====== Supplied data

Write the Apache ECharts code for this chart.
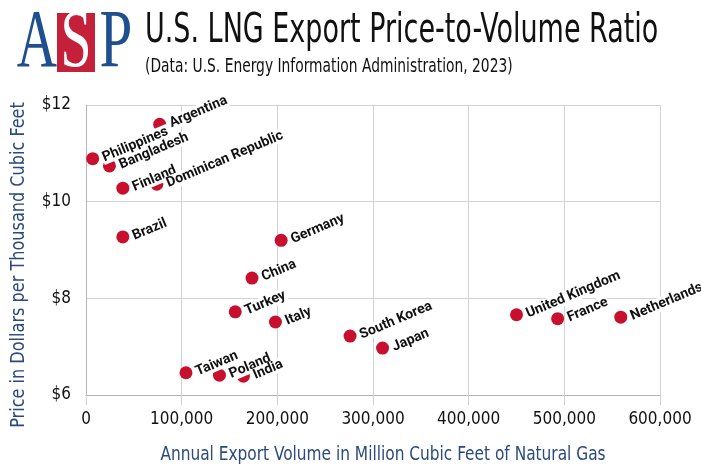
<!DOCTYPE html>
<html>
<head>
	<meta charset="UTF-8">
	<title>U.S. LNG Export Price-to-Volume Ratio</title>
	<script src="https://cdn.jsdelivr.net/npm/echarts@6/dist/echarts.min.js"></script>
	<style>
		html, body { margin: 0; padding: 0; background: #fff; }
	</style>
</head>
<body>
<div id="main" style="width: 701px;height:468px;"></div>
<script>
	// 国家 / 出口量 (百万立方英尺) / 价格 ($ 每千立方英尺)
	var countries = ['Philippines','Argentina','Bangladesh','Finland','Dominican Republic','Brazil',
		'Germany','China','Turkey','Italy','South Korea','Japan','Taiwan','Poland','India',
		'United Kingdom','France','Netherlands'];
	var volumes = [7000, 77000, 24500, 38500, 74000, 38500,
		204000, 173500, 156000, 198000, 276000, 310000, 104500, 139500, 164500,
		450000, 493000, 559000];
	var prices = [10.89, 11.60, 10.74, 10.28, 10.36, 9.27,
		9.20, 8.42, 7.72, 7.51, 7.22, 6.97, 6.46, 6.41, 6.39,
		7.66, 7.58, 7.61];
	var xTicks = [0, 600000, 100000];
	var yTicks = [6, 12, 2];

	var condensed = '"Liberation Sans Narrow", "DejaVu Sans Condensed", sans-serif';
	var blue = '#2b4a7e';

	function initData(){
		var myChart = echarts.init(document.getElementById('main'));
		var points = [];
		for (var i = 0; i < countries.length; i++) {
			points.push({ name: countries[i], value: [volumes[i], prices[i]] });
		}
		var option = {
			animation: false,
			grid: { left: 86, right: 41, top: 105, bottom: 73 },
			graphic: [
				// logo
				{ type: 'rect', shape: { x: 57, y: 13, width: 38, height: 59 }, style: { fill: '#c5203a' } },
				{ type: 'text', x: 37, y: 44, scaleX: 0.68, style: { text: 'A', fill: '#1f4f8f', font: '82px "Liberation Serif", serif', textAlign: 'center', textVerticalAlign: 'middle' } },
				{ type: 'text', x: 76, y: 44, scaleX: 0.68, style: { text: 'S', fill: '#fff', font: '82px "Liberation Serif", serif', textAlign: 'center', textVerticalAlign: 'middle' } },
				{ type: 'text', x: 116, y: 44, scaleX: 0.72, style: { text: 'P', fill: '#1f4f8f', font: '82px "Liberation Serif", serif', textAlign: 'center', textVerticalAlign: 'middle' } },
				// 标题
				{ type: 'text', x: 145, y: 32, scaleX: 0.75, style: { text: 'U.S. LNG Export Price-to-Volume Ratio', fill: '#111', font: '40px ' + condensed, textVerticalAlign: 'middle' } },
				{ type: 'text', x: 145, y: 67, scaleX: 0.81, style: { text: '(Data: U.S. Energy Information Administration, 2023)', fill: '#111', font: '19px ' + condensed, textVerticalAlign: 'middle' } },
				// 轴名称
				{ type: 'text', x: 383, y: 455, scaleX: 0.855, style: { text: 'Annual Export Volume in Million Cubic Feet of Natural Gas', fill: blue, font: '20px ' + condensed, textAlign: 'center', textVerticalAlign: 'middle' } },
				{ type: 'text', x: 19, y: 265, rotation: Math.PI / 2, scaleX: 0.895, style: { text: 'Price in Dollars per Thousand Cubic Feet', fill: blue, font: '20px ' + condensed, textAlign: 'center', textVerticalAlign: 'middle' } }
			],
			xAxis: {
				type: 'value',
				min: xTicks[0], max: xTicks[1], interval: xTicks[2],
				axisLine: { show: true, lineStyle: { color: '#b5b5b5' } },
				axisTick: { show: true, length: 10, lineStyle: { color: '#cfcfcf' } },
				splitLine: { show: true, lineStyle: { color: '#d2d2d2' } },
				axisLabel: {
					margin: 16, color: '#111', fontFamily: condensed, fontSize: 17,
					formatter: function (v) { return v.toLocaleString('en-US'); }
				}
			},
			yAxis: {
				type: 'value',
				min: yTicks[0], max: yTicks[1], interval: yTicks[2],
				axisLine: { show: true, lineStyle: { color: '#b5b5b5' } },
				axisTick: { show: false },
				splitLine: { show: true, lineStyle: { color: '#d2d2d2' } },
				axisLabel: {
					margin: 15, color: '#111', fontFamily: condensed, fontSize: 17,
					formatter: '${value}'
				}
			},
			series: [{
				type: 'scatter',
				symbolSize: 13,
				itemStyle: { color: '#c8102e', opacity: 1 },
				data: points,
				label: {
					show: true,
					position: 'right',
					distance: 3,
					rotate: 23,
					formatter: '{b}',
					color: '#111',
					fontFamily: 'Roboto, sans-serif',
					fontWeight: 'bold',
					fontSize: 14,
					backgroundColor: '#fff',
					padding: [0, 1]
				}
			}]
		};
		myChart.setOption(option);
	}

	initData();
</script>
</body>
</html>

============

Directive =>
Working from the material above, transcribe it exactly while omitting pictures.

Response to the exercise =>
Write the Apache ECharts code for this chart.
<!DOCTYPE html>
<html>
<head>
	<meta charset="UTF-8">
	<title>U.S. LNG Export Price-to-Volume Ratio</title>
	<script src="https://cdn.jsdelivr.net/npm/echarts@6/dist/echarts.min.js"></script>
	<style>
		html, body { margin: 0; padding: 0; background: #fff; }
	</style>
</head>
<body>
<div id="main" style="width: 701px;height:468px;"></div>
<script>
	// 国家 / 出口量 (百万立方英尺) / 价格 ($ 每千立方英尺)
	var countries = ['Philippines','Argentina','Bangladesh','Finland','Dominican Republic','Brazil',
		'Germany','China','Turkey','Italy','South Korea','Japan','Taiwan','Poland','India',
		'United Kingdom','France','Netherlands'];
	var volumes = [7000, 77000, 24500, 38500, 74000, 38500,
		204000, 173500, 156000, 198000, 276000, 310000, 104500, 139500, 164500,
		450000, 493000, 559000];
	var prices = [10.89, 11.60, 10.74, 10.28, 10.36, 9.27,
		9.20, 8.42, 7.72, 7.51, 7.22, 6.97, 6.46, 6.41, 6.39,
		7.66, 7.58, 7.61];
	var xTicks = [0, 600000, 100000];
	var yTicks = [6, 12, 2];

	var condensed = '"Liberation Sans Narrow", "DejaVu Sans Condensed", sans-serif';
	var blue = '#2b4a7e';

	function initData(){
		var myChart = echarts.init(document.getElementById('main'));
		var points = [];
		for (var i = 0; i < countries.length; i++) {
			points.push({ name: countries[i], value: [volumes[i], prices[i]] });
		}
		var option = {
			animation: false,
			grid: { left: 86, right: 41, top: 105, bottom: 73 },
			graphic: [
				// logo
				{ type: 'rect', shape: { x: 57, y: 13, width: 38, height: 59 }, style: { fill: '#c5203a' } },
				{ type: 'text', x: 37, y: 44, scaleX: 0.68, style: { text: 'A', fill: '#1f4f8f', font: '82px "Liberation Serif", serif', textAlign: 'center', textVerticalAlign: 'middle' } },
				{ type: 'text', x: 76, y: 44, scaleX: 0.68, style: { text: 'S', fill: '#fff', font: '82px "Liberation Serif", serif', textAlign: 'center', textVerticalAlign: 'middle' } },
				{ type: 'text', x: 116, y: 44, scaleX: 0.72, style: { text: 'P', fill: '#1f4f8f', font: '82px "Liberation Serif", serif', textAlign: 'center', textVerticalAlign: 'middle' } },
				// 标题
				{ type: 'text', x: 145, y: 32, scaleX: 0.75, style: { text: 'U.S. LNG Export Price-to-Volume Ratio', fill: '#111', font: '40px ' + condensed, textVerticalAlign: 'middle' } },
				{ type: 'text', x: 145, y: 67, scaleX: 0.81, style: { text: '(Data: U.S. Energy Information Administration, 2023)', fill: '#111', font: '19px ' + condensed, textVerticalAlign: 'middle' } },
				// 轴名称
				{ type: 'text', x: 383, y: 455, scaleX: 0.855, style: { text: 'Annual Export Volume in Million Cubic Feet of Natural Gas', fill: blue, font: '20px ' + condensed, textAlign: 'center', textVerticalAlign: 'middle' } },
				{ type: 'text', x: 19, y: 265, rotation: Math.PI / 2, scaleX: 0.895, style: { text: 'Price in Dollars per Thousand Cubic Feet', fill: blue, font: '20px ' + condensed, textAlign: 'center', textVerticalAlign: 'middle' } }
			],
			xAxis: {
				type: 'value',
				min: xTicks[0], max: xTicks[1], interval: xTicks[2],
				axisLine: { show: true, lineStyle: { color: '#b5b5b5' } },
				axisTick: { show: true, length: 10, lineStyle: { color: '#cfcfcf' } },
				splitLine: { show: true, lineStyle: { color: '#d2d2d2' } },
				axisLabel: {
					margin: 16, color: '#111', fontFamily: condensed, fontSize: 17,
					formatter: function (v) { return v.toLocaleString('en-US'); }
				}
			},
			yAxis: {
				type: 'value',
				min: yTicks[0], max: yTicks[1], interval: yTicks[2],
				axisLine: { show: true, lineStyle: { color: '#b5b5b5' } },
				axisTick: { show: false },
				splitLine: { show: true, lineStyle: { color: '#d2d2d2' } },
				axisLabel: {
					margin: 15, color: '#111', fontFamily: condensed, fontSize: 17,
					formatter: '${value}'
				}
			},
			series: [{
				type: 'scatter',
				symbolSize: 13,
				itemStyle: { color: '#c8102e', opacity: 1 },
				data: points,
				label: {
					show: true,
					position: 'right',
					distance: 3,
					rotate: 23,
					formatter: '{b}',
					color: '#111',
					fontFamily: 'Roboto, sans-serif',
					fontWeight: 'bold',
					fontSize: 14,
					backgroundColor: '#fff',
					padding: [0, 1]
				}
			}]
		};
		myChart.setOption(option);
	}

	initData();
</script>
</body>
</html>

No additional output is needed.